I’m trying to increase the font size of a button type entity row in an entities card. I can do this using the instructions from this post:

    card_mod:
      style: |
        ha-card {
          --ha-card-background: transparent;
          font-size: 150%
        mwc-button {
          color: red; 
          //this does not work
        }

However this results in the end of the button being cut off:
image

This appears to be because the margin for the mwc-button element is negative so when the text is long enough, it gets cut off on the right. I can fix this by increasing the margin of this element in the Inspector view (from -0.57em to -0.3em):

The trouble is that I can’t figure out how to target this element in card-mod. As you can see above, I have tried targeting it like I would expect it to work but it hasn’t changed the button. Changing the margin also doesn’t do anything here.

I assume this must be possible maybe with nested styles as I’ve seen done in other posts. Weirdly this doesn’t seem to be a problem in the thread linked above. Any pointers would be appreciated.

You can apply individual entity styles at the card level, but you need to go through the shadow roots to do it. Depending on your version of card_mod, that could raise the issue of only styling the first row of its type on the card if you don’t get the format just right.

Probably easier to apply your style at the entity level:

- type: entities
  card_mod:
    style: |
        ha-card {
          --ha-card-background: transparent;
          font-size: 150%;
        }
  entities:
    - type: button
      card_mod:
        style: |
          mwc-button {
            margin-right: -0.3em !important;
          }
      entity: <your button entity>
      name: Counter
      action_name: increment

The !important is needed to guarantee it overrides the default setting.

Not 100% sure that simply changing the right margin is the best way to scale up here - people with more CSS wisdom might advise about that, but in principle this is how you would apply any styles at the entity level.

Amazing thanks so much! I didn’t realise there was a difference between applying the card-mod at the entity level vs the card level. Is there an explanation as to why this modification doesn’t work at the card level? Applying at the entity level with the !important marker works for my purposes.

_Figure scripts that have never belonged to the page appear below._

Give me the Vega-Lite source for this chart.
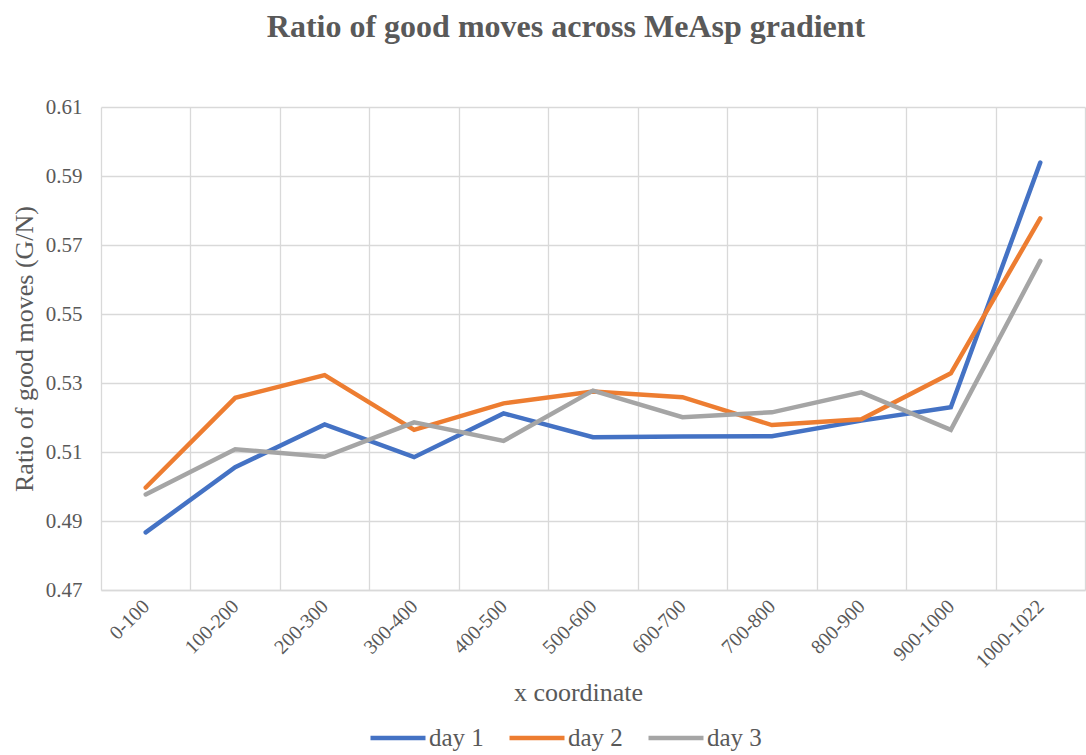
{
  "$schema": "https://vega.github.io/schema/vega-lite/v6.json",
  "autosize": "none",
  "width": 984,
  "height": 483,
  "padding": {"left": 101, "top": 107, "right": 1, "bottom": 165},
  "background": "white",
  "config": {
    "font": "Liberation Serif",
    "view": {"stroke": null}
  },
  "title": {
    "text": "Ratio of good moves across MeAsp gradient",
    "font": "Liberation Serif",
    "fontSize": 32,
    "fontWeight": "bold",
    "color": "#595959",
    "anchor": "middle",
    "dx": -27,
    "offset": 52
  },
  "data": {
    "values": [
      {"x": "0-100", "series": "day 1", "ratio": 0.4867},
      {"x": "100-200", "series": "day 1", "ratio": 0.5056},
      {"x": "200-300", "series": "day 1", "ratio": 0.5180},
      {"x": "300-400", "series": "day 1", "ratio": 0.5085},
      {"x": "400-500", "series": "day 1", "ratio": 0.5212},
      {"x": "500-600", "series": "day 1", "ratio": 0.5143},
      {"x": "600-700", "series": "day 1", "ratio": 0.5145},
      {"x": "700-800", "series": "day 1", "ratio": 0.5146},
      {"x": "800-900", "series": "day 1", "ratio": 0.5191},
      {"x": "900-1000", "series": "day 1", "ratio": 0.5230},
      {"x": "1000-1022", "series": "day 1", "ratio": 0.5939},
      {"x": "0-100", "series": "day 2", "ratio": 0.4997},
      {"x": "100-200", "series": "day 2", "ratio": 0.5257},
      {"x": "200-300", "series": "day 2", "ratio": 0.5323},
      {"x": "300-400", "series": "day 2", "ratio": 0.5164},
      {"x": "400-500", "series": "day 2", "ratio": 0.5241},
      {"x": "500-600", "series": "day 2", "ratio": 0.5275},
      {"x": "600-700", "series": "day 2", "ratio": 0.5259},
      {"x": "700-800", "series": "day 2", "ratio": 0.5178},
      {"x": "800-900", "series": "day 2", "ratio": 0.5195},
      {"x": "900-1000", "series": "day 2", "ratio": 0.5328},
      {"x": "1000-1022", "series": "day 2", "ratio": 0.5777},
      {"x": "0-100", "series": "day 3", "ratio": 0.4977},
      {"x": "100-200", "series": "day 3", "ratio": 0.5108},
      {"x": "200-300", "series": "day 3", "ratio": 0.5086},
      {"x": "300-400", "series": "day 3", "ratio": 0.5186},
      {"x": "400-500", "series": "day 3", "ratio": 0.5132},
      {"x": "500-600", "series": "day 3", "ratio": 0.5278},
      {"x": "600-700", "series": "day 3", "ratio": 0.5201},
      {"x": "700-800", "series": "day 3", "ratio": 0.5215},
      {"x": "800-900", "series": "day 3", "ratio": 0.5273},
      {"x": "900-1000", "series": "day 3", "ratio": 0.5164},
      {"x": "1000-1022", "series": "day 3", "ratio": 0.5654}
    ]
  },
  "mark": {"type": "line", "strokeWidth": 4.5, "strokeCap": "round", "strokeJoin": "miter"},
  "encoding": {
    "x": {
      "field": "x",
      "type": "nominal",
      "bandPosition": 0.5,
      "scale": {
        "type": "band",
        "paddingInner": 0,
        "paddingOuter": 0,
        "domain": ["0-100", "100-200", "200-300", "300-400", "400-500", "500-600", "600-700", "700-800", "800-900", "900-1000", "1000-1022"]
      },
      "axis": {
        "title": "x coordinate",
        "titleFont": "Liberation Serif",
        "titleFontSize": 26,
        "titleFontWeight": "normal",
        "titleColor": "#595959",
        "titleX": 477,
        "titleY": 110,
        "titleBaseline": "alphabetic",
        "labelAngle": -45,
        "labelAlign": "right",
        "labelBaseline": "middle",
        "labelFont": "Liberation Serif",
        "labelFontSize": 20,
        "labelColor": "#595959",
        "labelPadding": 13,
        "ticks": false,
        "tickBand": "extent",
        "grid": true,
        "gridColor": "#d9d9d9",
        "gridWidth": 1.3,
        "domain": true,
        "domainColor": "#d9d9d9",
        "domainWidth": 1.3
      }
    },
    "y": {
      "field": "ratio",
      "type": "quantitative",
      "scale": {"domain": [0.47, 0.61], "nice": false, "zero": false},
      "axis": {
        "title": "Ratio of good moves (G/N)",
        "titleFont": "Liberation Serif",
        "titleFontSize": 26,
        "titleFontWeight": "normal",
        "titleColor": "#595959",
        "titlePadding": 8,
        "values": [0.47, 0.49, 0.51, 0.53, 0.55, 0.57, 0.59, 0.61],
        "format": ".2f",
        "labelFont": "Liberation Serif",
        "labelFontSize": 21,
        "labelColor": "#595959",
        "labelPadding": 19,
        "ticks": false,
        "domain": false,
        "grid": true,
        "gridColor": "#d9d9d9",
        "gridWidth": 1.3
      }
    },
    "color": {
      "field": "series",
      "type": "nominal",
      "scale": {"domain": ["day 1", "day 2", "day 3"], "range": ["#4472C4", "#ED7D31", "#A5A5A5"]},
      "legend": {
        "title": null,
        "orient": "none",
        "legendX": 267,
        "legendY": 601,
        "direction": "horizontal",
        "columns": 3,
        "symbolType": "stroke",
        "symbolSize": 3025,
        "symbolStrokeWidth": 4.5,
        "labelFont": "Liberation Serif",
        "labelFontSize": 25,
        "labelColor": "#595959",
        "labelOffset": 1,
        "columnPadding": 16
      }
    }
  }
}
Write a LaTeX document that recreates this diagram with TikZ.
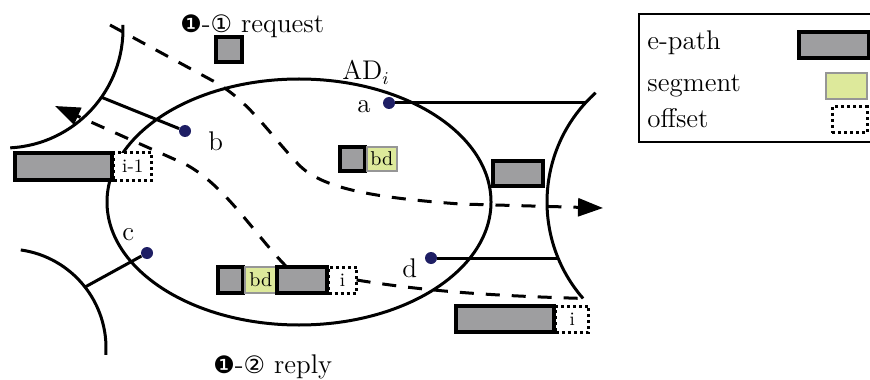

I may have not been clear but the name font is scaled up with

        ha-card {
          --ha-card-background: transparent;
          font-size: 150%
        }

My first image is with the font already increased to 150% but then it pushes the text off. I’m not 100% sure this is the correct solution to the text falling off the edge of the card but it seems to work in this case to bring it back.

Thanks for your help!

It’s all about DOM navigation.

Here’s how you would style your entity at card level, but note this is not the recommended route, unless there really aren’t alternatives:

- type: entities
  card_mod:
    style:
      hui-button-row $ div.flex: |
        mwc-button {
          margin-right: -0.3em !important;
        }
      .: |
        ha-card {
          --ha-card-background: transparent;
          font-size: 150%;
        }
  entities:
    - type: button
      entity: <your button entity>
      name: Counter
      action_name: increment

Essentially, you start at the deepest level you can go from the top (the top usually being ha-card if that element exists), then each time you meet a shadow-root, you add a $ sign.

Prior to card-mod version 3.4, I believe this would only style the first button row of its kind on the entities card. To style each button row, you would need to format each step through the DOM on a new indented yaml row. You would also need to do the same for each distinct type of entity on the card. All together that would also add empty card-mod styles at every level, increasing CSS overhead, and potentially slowing down page loads.

Incidentally, if you keep the style with the enttity, it also has the advantage of staying with the entity should you start moving stuff around. If you do it all at card level, you might easily forget if you add or change entities on the card.

1 Like

Wow, I clearly have some to learn about that. I had kind of just been stumbling through card-mod at the moment, really only using it for making transparent backgrounds or grid layouts. I will read into those docs about DOM navigation to make sure I’m not doing this incorrectly before I get too deep!